Sautéing zucchini is quick and makes it tender without losing its crunch. Here’s how to do it right:
- Start with a hot pan and olive oil. This prevents the zucchini from becoming mushy.
- Add minced garlic first for flavor, cooking for just about 30 seconds.
- Quickly add zucchini and keep them moving for even cooking. You want them tender but not soggy, around 5-7 minutes should do!
- Finish with lemon juice for a burst of freshness that complements the zucchini well.
Using these tips, you’ll get a flavorful chicken and perfectly sautéed zucchini every time! Enjoy your cooking!
Easy Asado Chicken with Lemon Sautéed Zucchini
Ingredients:
For the Asado Chicken:
- 2 boneless, skinless chicken breasts
- 2 tbsp olive oil
- 2 cloves garlic, minced
- 1 tbsp smoked paprika
- 1 tsp dried oregano
- 1/2 tsp ground cumin
- 1/2 tsp chili flakes (optional for slight heat)
- 1 tbsp fresh parsley, chopped (plus extra for garnish)
- Salt and black pepper to taste
For the Lemon Sautéed Zucchini:
- 2 medium zucchinis, sliced into thick half-moons
- 1 tbsp olive oil
- 1 clove garlic, minced
- 1 tsp red chili flakes (optional)
- Juice of 1/2 lemon
- Salt and pepper to taste
- Fresh parsley, chopped (for garnish)
- Lemon slices (for serving)
How Much Time Will You Need?
This delightful meal requires about 15 minutes for preparation, plus an additional 15-20 minutes for cooking. If you choose to marinate the chicken longer, consider putting it in the fridge for up to 1 hour. It’s quick, fresh, and perfect for a weeknight dinner!
Step-by-Step Instructions:
1. Marinate the Chicken:
In a bowl, mix together the olive oil, minced garlic, smoked paprika, oregano, cumin, chili flakes, chopped parsley, salt, and pepper. Take the chicken breasts and rub the marinade all over them, making sure they are fully coated. Let the chicken marinate for at least 15 minutes (or up to 1 hour in the fridge) to soak up all those delicious flavors.
2. Cook the Chicken:
Heat a grill pan or skillet over medium-high heat. When it’s nice and hot, add the marinated chicken breasts. Cook them for about 5-6 minutes on each side, or until they are golden brown and cooked through (the internal temperature should reach 165°F / 74°C). Once cooked, remove them from the heat and let them rest for about 5 minutes.
3. Sauté the Zucchini:
While the chicken is resting, grab another pan and heat olive oil over medium heat. Add the minced garlic and the optional red chili flakes, sautéing for about 30 seconds until they start to smell wonderful. Now, toss in the zucchini slices. Season with salt and pepper, and cook for 5-7 minutes, stirring occasionally, until the zucchini is tender and has a bit of caramelization.
4. Add Lemon Flavor:
Take the pan off the heat and squeeze lemon juice over the sautéed zucchini. Toss everything to combine and sprinkle in some fresh parsley for a pop of color.
5. Serve:
Slice the rested chicken breasts into bite-sized pieces and serve them alongside the lemon sautéed zucchini. Garnish with extra parsley and lemon slices for that final touch of freshness.

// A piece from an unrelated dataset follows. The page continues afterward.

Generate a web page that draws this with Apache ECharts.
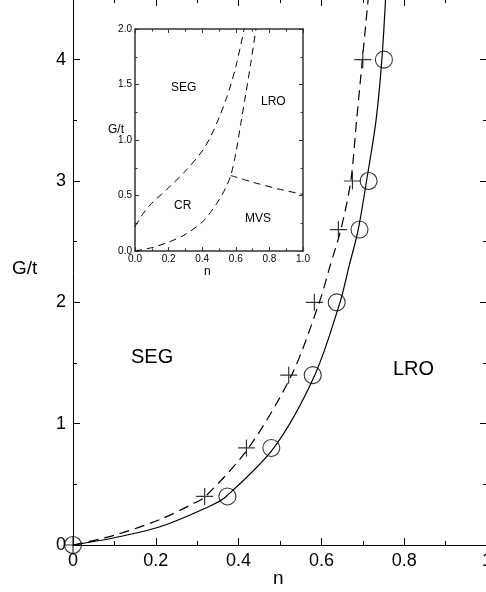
<!DOCTYPE html>
<html>
<head>
<meta charset="utf-8">
<script src="https://cdn.jsdelivr.net/npm/echarts@6/dist/echarts.min.js"></script>
<style>
html,body{margin:0;padding:0;background:#fff;}
#c{width:486px;height:592px;}
</style>
</head>
<body>
<div id="c"></div>
<script>
// ---- main panel data ----
var solidCurve = [[0,0],[0.1,0.06],[0.21,0.15],[0.33,0.32],[0.37,0.4],[0.485,0.8],[0.584,1.4],[0.645,2.0],[0.667,2.3],[0.689,2.6],[0.709,3.0],[0.732,3.5],[0.746,4.0],[0.755,4.5]];
var dashedCurve = [[0,0],[0.1,0.08],[0.21,0.21],[0.29,0.34],[0.32,0.4],[0.424,0.8],[0.528,1.4],[0.595,2.0],[0.621,2.3],[0.647,2.6],[0.671,3.0],[0.685,3.5],[0.699,4.0],[0.713,4.5]];
var circlePoints = [[0,0],[0.373,0.4],[0.479,0.8],[0.579,1.4],[0.637,2.0],[0.692,2.6],[0.714,3.0],[0.751,4.0]];
var plusPoints = [[0,0],[0.318,0.4],[0.419,0.8],[0.521,1.4],[0.583,2.0],[0.641,2.6],[0.675,3.0],[0.700,4.0]];
// ---- inset data ----
var insetSegCr = [[0,0.22],[0.05,0.34],[0.1,0.43],[0.2,0.57],[0.3,0.72],[0.4,0.9],[0.45,1.03],[0.5,1.2],[0.55,1.4],[0.6,1.66],[0.65,2.0]];
var insetCrLro = [[0,0],[0.1,0.03],[0.2,0.08],[0.3,0.15],[0.4,0.26],[0.45,0.35],[0.5,0.46],[0.54,0.57],[0.57,0.68],[0.6,0.88],[0.63,1.15],[0.66,1.42],[0.69,1.7],[0.72,2.0]];
var insetLroMvs = [[0.57,0.68],[0.7,0.62],[0.85,0.56],[1.0,0.51]];

var FONT = '"Liberation Sans", Arial, sans-serif';
var chart = echarts.init(document.getElementById('c'), null, {renderer:'canvas'});

function mainAxis(pos, labels, extra){
  var a = {
    type:'value', gridIndex:0, position:pos,
    axisLine:{show:true, onZero:false, lineStyle:{color:'#000', width:1}},
    axisTick:{show:true, inside:true, length:7, lineStyle:{color:'#000', width:1}},
    minorTick:{show:true, splitNumber:2, length:4, lineStyle:{color:'#000', width:1}},
    splitLine:{show:false}, minorSplitLine:{show:false},
    axisLabel:{show:labels, color:'#000', fontFamily:FONT, fontSize:18, margin:7, showMaxLabel:(pos==='left'?false:null)}
  };
  for (var k in extra) a[k] = extra[k];
  return a;
}
function insetAxis(pos, labels, extra){
  var a = {
    type:'value', gridIndex:1, position:pos,
    axisLine:{show:true, onZero:false, lineStyle:{color:'#333', width:1.5}},
    axisTick:{show:true, inside:true, length:4, lineStyle:{color:'#333', width:1}},
    minorTick:{show:true, splitNumber:2, length:2.5, lineStyle:{color:'#333', width:1}},
    splitLine:{show:false}, minorSplitLine:{show:false},
    axisLabel:{show:labels, color:'#000', fontFamily:FONT, fontSize:10, margin:3,
      formatter:function(v){return v.toFixed(1);}}
  };
  for (var k in extra) a[k] = extra[k];
  return a;
}

var plusPath = 'path://M0,10L20,10M10,0L10,20';

chart.setOption({
  animation:false,
  backgroundColor:'#fff',
  grid:[
    {left:73, top:-1, width:414, height:546, show:false, outerBoundsMode:'none', containLabel:false},
    {left:135, top:29, width:168, height:222, show:true, backgroundColor:'#fff', borderWidth:0, z:5, outerBoundsMode:'none', containLabel:false}
  ],
  xAxis:[
    mainAxis('bottom', true, {min:0, max:1, interval:0.2}),
    mainAxis('top', false, {min:0, max:1, interval:0.2}),
    insetAxis('bottom', true, {min:0, max:1, interval:0.2, z:6}),
    insetAxis('top', false, {min:0, max:1, interval:0.2, z:6})
  ],
  yAxis:[
    mainAxis('left', true, {min:0, max:4.5, interval:1}),
    mainAxis('right', false, {min:0, max:4.5, interval:1}),
    insetAxis('left', true, {min:0, max:2, interval:0.5, z:6}),
    insetAxis('right', false, {min:0, max:2, interval:0.5, z:6})
  ],
  series:[
    {type:'line', xAxisIndex:0, yAxisIndex:0, data:solidCurve, showSymbol:false, symbol:'none',
     smooth:0.3, lineStyle:{color:'#000', width:1.2}, z:3},
    {type:'line', xAxisIndex:0, yAxisIndex:0, data:dashedCurve, showSymbol:false, symbol:'none',
     smooth:0.3, lineStyle:{color:'#000', width:1.2, type:[10,6]}, z:3},
    {type:'scatter', xAxisIndex:0, yAxisIndex:0, data:circlePoints, symbol:'circle', symbolSize:17, clip:false,
     itemStyle:{color:'rgba(0,0,0,0)', borderColor:'#000', borderWidth:1.1}, z:4},
    {type:'scatter', xAxisIndex:0, yAxisIndex:0, data:plusPoints, symbol:plusPath, symbolSize:17, clip:false,
     itemStyle:{color:'rgba(0,0,0,0)', borderColor:'#000', borderWidth:1.2}, z:4},
    {type:'line', xAxisIndex:2, yAxisIndex:2, data:insetSegCr, showSymbol:false, symbol:'none',
     smooth:0.3, lineStyle:{color:'#000', width:1, type:[7,5]}, z:7},
    {type:'line', xAxisIndex:2, yAxisIndex:2, data:insetCrLro, showSymbol:false, symbol:'none',
     smooth:0.3, lineStyle:{color:'#000', width:1, type:[7,5]}, z:7},
    {type:'line', xAxisIndex:2, yAxisIndex:2, data:insetLroMvs, showSymbol:false, symbol:'none',
     smooth:0.3, lineStyle:{color:'#000', width:1, type:[7,5]}, z:7}
  ],
  graphic:[
    {type:'text', left:12, top:259, style:{text:'G/t', font:'19px '+FONT, fill:'#000'}},
    {type:'text', left:273, top:569, style:{text:'n', font:'19px '+FONT, fill:'#000'}},
    {type:'text', left:131, top:347, style:{text:'SEG', font:'20px '+FONT, fill:'#000'}},
    {type:'text', left:393, top:359, style:{text:'LRO', font:'20px '+FONT, fill:'#000'}},
    {type:'text', left:108, top:124, z:10, style:{text:'G/t', font:'12px '+FONT, fill:'#000'}},
    {type:'text', left:204, top:266, z:10, style:{text:'n', font:'12px '+FONT, fill:'#000'}},
    {type:'text', left:171, top:82, z:10, style:{text:'SEG', font:'12px '+FONT, fill:'#000'}},
    {type:'text', left:261, top:96, z:10, style:{text:'LRO', font:'12px '+FONT, fill:'#000'}},
    {type:'text', left:174, top:200, z:10, style:{text:'CR', font:'12px '+FONT, fill:'#000'}},
    {type:'text', left:245, top:213, z:10, style:{text:'MVS', font:'12px '+FONT, fill:'#000'}}
  ]
});
</script>
</body>
</html>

Enjoy this delicious, zesty, and healthy meal that comes together quickly with fresh flavors of asado spices balanced by bright lemony zucchini!

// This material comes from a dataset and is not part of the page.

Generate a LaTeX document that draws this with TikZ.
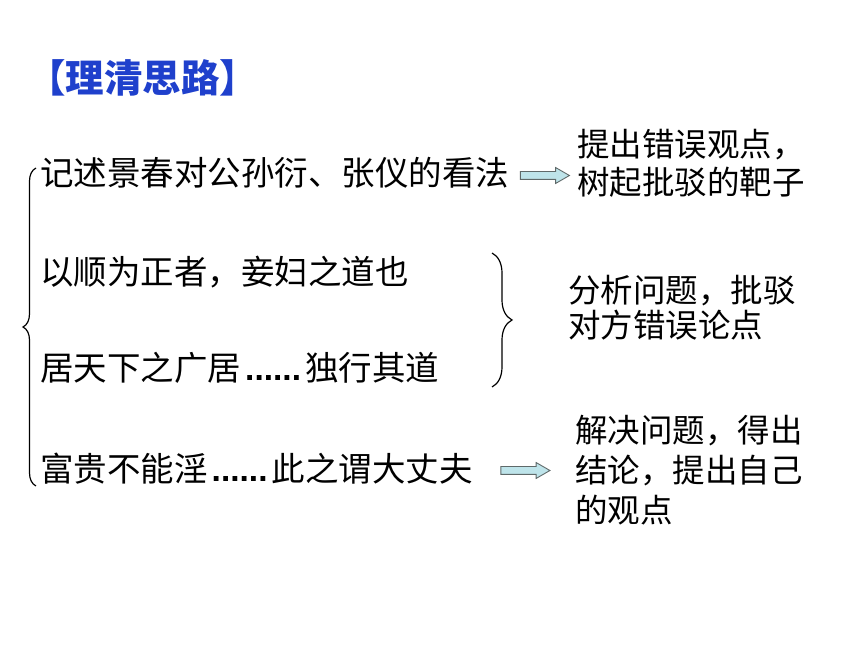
\documentclass[tikz,border=0pt]{standalone}
\usepackage{fontspec}
\setmainfont{Liberation Sans}
\newfontfamily\cjk{Noto Sans CJK SC}
\usetikzlibrary{math,shapes.arrows,decorations.pathreplacing}
\definecolor{titleblue}{RGB}{31,64,204}
\definecolor{arrowfill}{RGB}{190,228,234}
\definecolor{arrowline}{RGB}{95,105,105}
\newcommand\boldellip{{\rmfamily\bfseries\kern4pt......\kern4pt}}

\begin{document}
\begin{tikzpicture}[x=1pt,y=1pt,
  lefttext/.style={anchor=west,inner sep=0pt,font=\cjk\fontsize{33.5}{40}\selectfont},
  note/.style={anchor=west,inner sep=0pt,align=left,font=\cjk\fontsize{32.5}{#1}\selectfont},
  blockarrow/.style={single arrow,draw=arrowline,fill=arrowfill,line width=0.9pt,
    minimum height=49pt,inner sep=3.5pt,single arrow head extend=4pt,
    single arrow tip angle=60},
  bracepath/.style={decorate,decoration={brace,amplitude=#1},line width=1.2pt}]
  \tikzmath{%
    \H = 645;
    \lx = 40; \rx = 575;
  }
  \useasboundingbox (0,0) rectangle (860,\H);

  % title
  \node[anchor=west,inner sep=0pt,text=titleblue,
        font=\cjk\bfseries\fontsize{38.5}{40}\selectfont] (title) at (27,\H-78) {【理清思路】};

  % left column
  \node[lefttext] (l1) at (\lx,\H-173) {记述景春对公孙衍、张仪的看法};
  \node[lefttext] (l2) at (\lx,\H-272) {以顺为正者，妾妇之道也};
  \node[lefttext] (l3) at (\lx,\H-368) {居天下之广居\boldellip 独行其道};
  \node[lefttext] (l4) at (\lx,\H-469) {富贵不能淫\boldellip 此之谓大丈夫};

  % right column
  \node[note=38] (r1) at (\rx+2,\H-163.5) {提出错误观点，\\树起批驳的靶子};
  \node[note=35] (r2) at (\rx-7,\H-307.5) {分析问题，批驳\\对方错误论点};
  \node[note=40] (r3) at (\rx,\H-470) {解决问题，得出\\结论，提出自己\\的观点};

  % arrows
  \node[blockarrow] (a1) at (541.5,\H-175.5) {};
  \node[blockarrow] (a2) at (522,\H-470.5) {};

  % braces
  \draw[bracepath=13] (36,\H-486) -- (36,\H-168);
  \draw[bracepath=20] (492,\H-253) -- (492,\H-387);
\end{tikzpicture}
\end{document}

FAQ for Easy Asado Chicken with Lemon Sautéed Zucchini
Can I Use Frozen Chicken for This Recipe?
Yes, but make sure to fully thaw it first! The best way to thaw frozen chicken is to place it in the refrigerator overnight or submerge it in cold water in a sealed bag for a quick thaw. Pat it dry before marinating to ensure the flavors stick.

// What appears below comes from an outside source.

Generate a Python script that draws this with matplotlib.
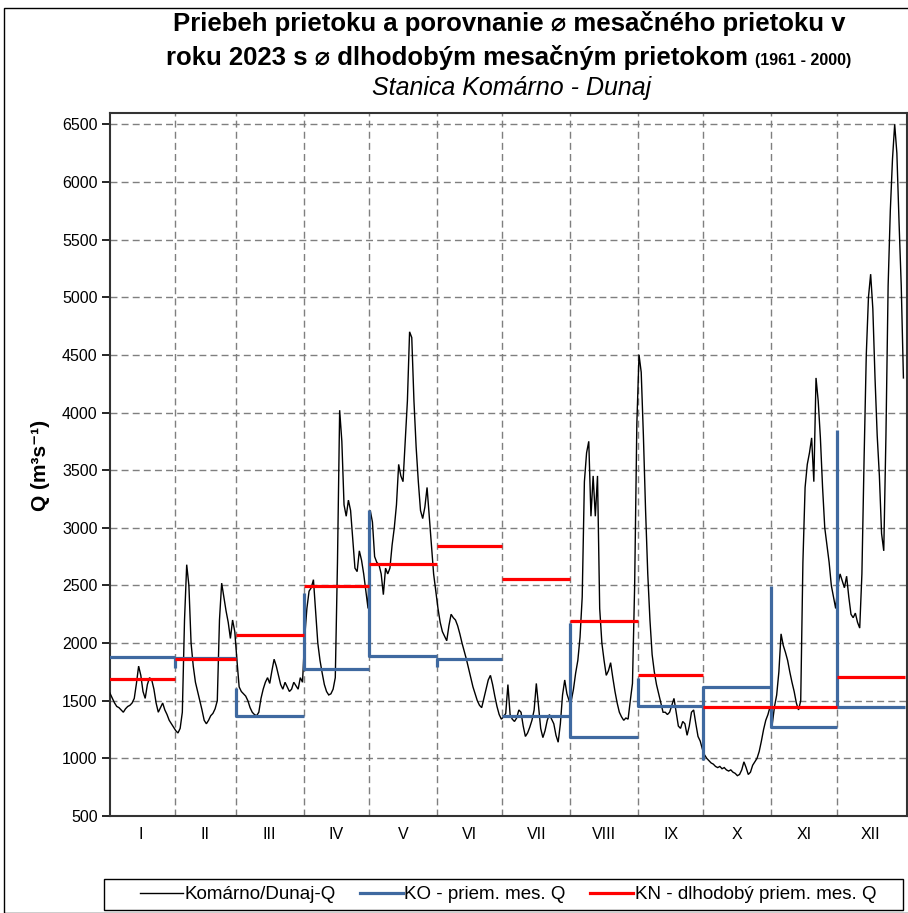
import numpy as np
import matplotlib
matplotlib.use("Agg")
import matplotlib.pyplot as plt
from matplotlib.lines import Line2D
from matplotlib.patches import Rectangle

plt.rcParams['font.family'] = ['Liberation Sans', 'DejaVu Sans']

# ---------------- data ----------------
months = ["I", "II", "III", "IV", "V", "VI", "VII", "VIII", "IX", "X", "XI", "XII"]
days_in_month = [31, 28, 31, 30, 31, 30, 31, 31, 30, 31, 30, 31]

# daily discharge Komárno/Dunaj 2023 (m3/s)
q_jan = [1600, 1560, 1520, 1480, 1450, 1440, 1420, 1400, 1430, 1450, 1460, 1480, 1520, 1650,
         1800, 1720, 1580, 1520, 1640, 1700, 1680, 1600, 1480, 1400, 1440, 1480, 1420, 1380,
         1330, 1300, 1270]
q_feb = [1240, 1220, 1260, 1400, 2200, 2680, 2500, 2000, 1800, 1660, 1580, 1500, 1420, 1330,
         1300, 1330, 1370, 1390, 1430, 1500, 2200, 2520, 2400, 2280, 2180, 2040, 2200, 2100]
q_mar = [1850, 1620, 1580, 1560, 1540, 1500, 1440, 1400, 1380, 1370, 1400, 1520, 1600, 1660,
         1700, 1650, 1760, 1860, 1800, 1720, 1640, 1600, 1660, 1620, 1580, 1600, 1660, 1630,
         1600, 1700, 1660]
q_apr = [2050, 2300, 2450, 2480, 2550, 2280, 2000, 1850, 1740, 1640, 1580, 1550, 1560, 1600,
         1700, 2700, 4020, 3750, 3200, 3100, 3240, 3150, 2900, 2650, 2620, 2800, 2720, 2600,
         2450, 2300]
q_may = [3150, 3050, 2750, 2700, 2680, 2600, 2420, 2650, 2600, 2650, 2850, 3000, 3200, 3550,
         3450, 3400, 3750, 4100, 4700, 4650, 4100, 3700, 3400, 3150, 3080, 3180, 3350, 3100,
         2850, 2600, 2450]
q_jun = [2300, 2180, 2100, 2060, 2020, 2150, 2250, 2220, 2200, 2150, 2080, 2000, 1930, 1860,
         1780, 1700, 1620, 1560, 1500, 1460, 1440, 1520, 1600, 1680, 1720, 1640, 1540, 1450,
         1380, 1340]
q_jul = [1360, 1390, 1640, 1380, 1340, 1320, 1350, 1420, 1400, 1280, 1190, 1220, 1270, 1330,
         1420, 1650, 1450, 1260, 1180, 1240, 1330, 1380, 1340, 1300, 1200, 1140, 1300, 1550,
         1680, 1560, 1500]
q_aug = [1500, 1600, 1740, 1850, 2050, 2400, 3400, 3650, 3750, 3100, 3450, 3100, 3450, 2300,
         2000, 1850, 1720, 1760, 1830, 1700, 1580, 1480, 1400, 1360, 1330, 1350, 1340, 1500,
         1650, 2500, 3900]
q_sep = [4500, 4350, 3800, 3150, 2600, 2200, 1900, 1750, 1640, 1560, 1480, 1400, 1400, 1380,
         1400, 1460, 1520, 1400, 1280, 1260, 1320, 1300, 1200, 1280, 1400, 1420, 1300, 1190,
         1150, 1080]
q_oct = [1030, 1000, 980, 960, 950, 930, 920, 930, 910, 920, 900, 890, 900, 880, 870, 850,
         860, 900, 970, 920, 860, 880, 940, 970, 1000, 1060, 1150, 1250, 1330, 1380, 1450]
q_nov = [1300, 1450, 1550, 1750, 2080, 1980, 1920, 1850, 1750, 1660, 1580, 1480, 1420, 1500,
         2700, 3350, 3550, 3650, 3780, 3400, 4300, 4100, 3780, 3350, 3000, 2850, 2700, 2500,
         2400, 2300]
q_dec = [2500, 2600, 2540, 2480, 2580, 2400, 2250, 2220, 2260, 2180, 2130, 2600, 3600, 4500,
         5000, 5200, 4900, 4300, 3800, 3450, 2950, 2800, 3800, 5100, 5750, 6200, 6500, 6250,
         5650, 5100, 4300]

# KO - monthly mean 2023 and its first-day value
ko_mean = [1877, 1870, 1370, 1773, 1888, 1862, 1370, 1183, 1454, 1622, 1268, 1448]
ko_first = [1740, 1784, 1610, 2437, 3155, 1795, 1370, 2172, 1694, 986, 2494, 3852]
# KN - long-term monthly mean 1961-2000
kn_mean = [1688, 1860, 2070, 2495, 2683, 2845, 2559, 2192, 1723, 1443, 1443, 1708]

yticks = list(range(500, 7000, 500))

# ---------------- figure ----------------
W, H = 908, 913
fig = plt.figure(figsize=(W / 100, H / 100), dpi=100)
fig.patch.set_facecolor('white')

# outer chart frame
fig.add_artist(Rectangle((4 / W, 0.5 / H), (W + 10) / W, (H - 8.5) / H,
                         transform=fig.transFigure, fill=False,
                         edgecolor='#000000', linewidth=1.0))

ax_l, ax_r, ax_t, ax_b = 110, 906.7, 113, 816
ax = fig.add_axes([ax_l / W, 1 - ax_b / H, (ax_r - ax_l) / W, (ax_b - ax_t) / H])

q = np.array(q_jan + q_feb + q_mar + q_apr + q_may + q_jun + q_jul + q_aug + q_sep +
             q_oct + q_nov + q_dec, dtype=float)
days = np.arange(len(q)) + 0.5
starts = np.concatenate([[0], np.cumsum(days_in_month)[:-1]])
ends = np.cumsum(days_in_month)

# blue monthly means (vertical from first-day value to mean, then flat)
bx, by = [], []
for s, e, f, m in zip(starts, ends, ko_first, ko_mean):
    bx += [s, s, e, np.nan]
    by += [f, m, m, np.nan]

ax.plot(days, q, color='black', lw=1.0, zorder=3, solid_joinstyle='miter')
ax.plot(bx, by, color='#3F69A0', lw=2.3, zorder=4, solid_capstyle='butt')
for s, e, v in zip(starts, ends, kn_mean):
    ax.plot([s, e], [v, v], color='#FF0000', lw=2.3, zorder=5, solid_capstyle='butt')

ax.set_xlim(1.4, 366.0)
ax.set_ylim(500, 6598)

ax.set_yticks(yticks)
ax.set_yticklabels([str(v) for v in yticks])
ax.set_xticks((starts + ends) / 2)
ax.set_xticklabels(months)
ax.set_xticks(list(starts[1:]), minor=True)
ax.tick_params(axis='x', which='both', length=0, pad=8, labelsize=11.5, colors='black')
ax.tick_params(axis='y', length=6, width=1.2, pad=3, labelsize=11.5, direction='out')

ax.grid(True, axis='y', which='major', color='#7f7f7f', linestyle=(0, (5, 3)), lw=1.0)
ax.grid(True, axis='x', which='minor', color='#7f7f7f', linestyle=(0, (5, 3)), lw=1.0)
ax.grid(False, axis='x', which='major')
ax.set_axisbelow(True)
for sp in ax.spines.values():
    sp.set_color('#333333')
    sp.set_linewidth(1.5)

# y label
fig.text(40 / W, 1 - 465 / H, 'Q (m³s⁻¹)', rotation=90, ha='center', va='center',
         fontsize=15, fontweight='bold')

# titles
cx = 509 / W
fig.text(cx, 1 - 24 / H, 'Priebeh prietoku a porovnanie ⌀ mesačného prietoku v',
         ha='center', va='center', fontsize=18.5, fontweight='bold')
t2a = fig.text(cx, 1 - 56 / H, 'roku 2023 s ⌀ dlhodobým mesačným prietokom ',
               ha='left', va='baseline', fontsize=18.5, fontweight='bold')
t2b = fig.text(cx, 1 - 56 / H, '(1961 - 2000)', ha='left', va='baseline',
               fontsize=11.5, fontweight='bold')
fig.text(512 / W, 1 - 88 / H, 'Stanica Komárno - Dunaj', ha='center', va='center',
         fontsize=18, fontstyle='italic')

# centre line 2 (two font sizes)
r = fig.canvas.get_renderer()
wa = t2a.get_window_extent(r).width
wb = t2b.get_window_extent(r).width
x0 = cx * W - (wa + wb) / 2
base = 1 - 65 / H
t2a.set_position((x0 / W, base))
t2b.set_position(((x0 + wa) / W, base))

# legend (box drawn separately)
fig.add_artist(Rectangle((104 / W, 1 - 910 / H), (903 - 104) / W, 31 / H,
                         transform=fig.transFigure, fill=False,
                         edgecolor='black', linewidth=1.0, zorder=5))
handles = [Line2D([], [], color='black', lw=1.0),
           Line2D([], [], color='#3F69A0', lw=2.3),
           Line2D([], [], color='#FF0000', lw=2.3)]
labels = ['Komárno/Dunaj-Q', 'KO - priem. mes. Q', 'KN - dlhodobý priem. mes. Q']
leg = fig.legend(handles, labels, loc='center', ncol=3,
                 bbox_to_anchor=(508 / W, 1 - 894.5 / H), frameon=False,
                 fontsize=13.5, handlelength=2.3, handletextpad=0.08,
                 columnspacing=1.3, borderpad=0.2)

fig.savefig('out.png', dpi=100, facecolor='white')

Can I Make This Recipe Ahead of Time?
Absolutely! You can marinate the chicken and cook both the chicken and zucchini ahead of time. Simply reheat the chicken in a skillet over low heat or in the microwave until warmed through. The zucchini can also be reheated quickly on the stove.
How Do I Store Leftover Chicken and Zucchini?
Store any leftovers in an airtight container in the fridge for up to 3 days. To reheat, warm gently in a skillet or in the microwave, stirring occasionally for even heating. Avoid reheating more than once to maintain flavor and texture.
Can I Substitute Other Vegetables for Zucchini?
Yes! If zucchini isn’t available, you can use yellow squash, bell peppers, or asparagus instead. Just adjust the cooking time slightly depending on the vegetable you choose, ensuring they remain tender but not mushy.